— BEGIN SUPPLIED MATERIAL —

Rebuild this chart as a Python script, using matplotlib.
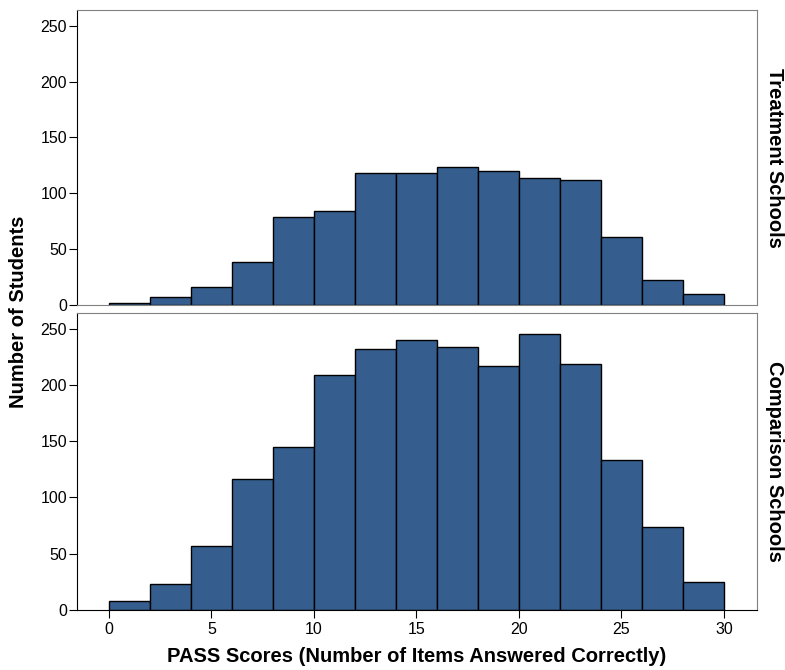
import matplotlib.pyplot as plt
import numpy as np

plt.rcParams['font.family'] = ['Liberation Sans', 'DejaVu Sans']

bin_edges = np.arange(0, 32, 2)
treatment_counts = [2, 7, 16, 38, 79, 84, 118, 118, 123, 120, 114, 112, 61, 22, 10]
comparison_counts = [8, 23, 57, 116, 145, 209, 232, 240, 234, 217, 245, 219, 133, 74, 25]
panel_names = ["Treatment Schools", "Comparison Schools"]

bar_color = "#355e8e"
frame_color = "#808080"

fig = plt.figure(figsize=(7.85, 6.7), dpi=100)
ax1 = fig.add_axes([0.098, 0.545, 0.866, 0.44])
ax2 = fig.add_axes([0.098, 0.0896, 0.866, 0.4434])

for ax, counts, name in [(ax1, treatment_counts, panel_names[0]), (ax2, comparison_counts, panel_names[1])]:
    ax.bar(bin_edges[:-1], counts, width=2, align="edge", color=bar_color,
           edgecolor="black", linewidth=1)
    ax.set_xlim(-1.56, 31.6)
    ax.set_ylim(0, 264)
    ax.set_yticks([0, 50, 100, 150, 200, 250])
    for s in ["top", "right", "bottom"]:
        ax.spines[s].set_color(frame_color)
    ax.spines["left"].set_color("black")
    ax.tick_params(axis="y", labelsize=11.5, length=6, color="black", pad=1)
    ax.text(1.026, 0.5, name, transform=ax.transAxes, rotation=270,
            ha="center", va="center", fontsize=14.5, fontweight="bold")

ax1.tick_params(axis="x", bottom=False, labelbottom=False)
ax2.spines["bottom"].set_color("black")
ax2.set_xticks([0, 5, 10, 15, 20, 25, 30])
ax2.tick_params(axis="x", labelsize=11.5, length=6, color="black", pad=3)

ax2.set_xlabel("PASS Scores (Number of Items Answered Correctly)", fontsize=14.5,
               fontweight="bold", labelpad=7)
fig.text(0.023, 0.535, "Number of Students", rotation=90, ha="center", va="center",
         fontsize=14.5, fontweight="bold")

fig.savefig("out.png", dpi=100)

— END SUPPLIED MATERIAL —

WORK TO BE COMPLETED = Without any pictures, reproduce the lines from the first one in the material through the line that has "ax2 = fig.add_axes([0.098, 0.0896, 0.866, 0.4434])", exactly as they appear.

FULL OUTPUT =
Rebuild this chart as a Python script, using matplotlib.
import matplotlib.pyplot as plt
import numpy as np

plt.rcParams['font.family'] = ['Liberation Sans', 'DejaVu Sans']

bin_edges = np.arange(0, 32, 2)
treatment_counts = [2, 7, 16, 38, 79, 84, 118, 118, 123, 120, 114, 112, 61, 22, 10]
comparison_counts = [8, 23, 57, 116, 145, 209, 232, 240, 234, 217, 245, 219, 133, 74, 25]
panel_names = ["Treatment Schools", "Comparison Schools"]

bar_color = "#355e8e"
frame_color = "#808080"

fig = plt.figure(figsize=(7.85, 6.7), dpi=100)
ax1 = fig.add_axes([0.098, 0.545, 0.866, 0.44])
ax2 = fig.add_axes([0.098, 0.0896, 0.866, 0.4434])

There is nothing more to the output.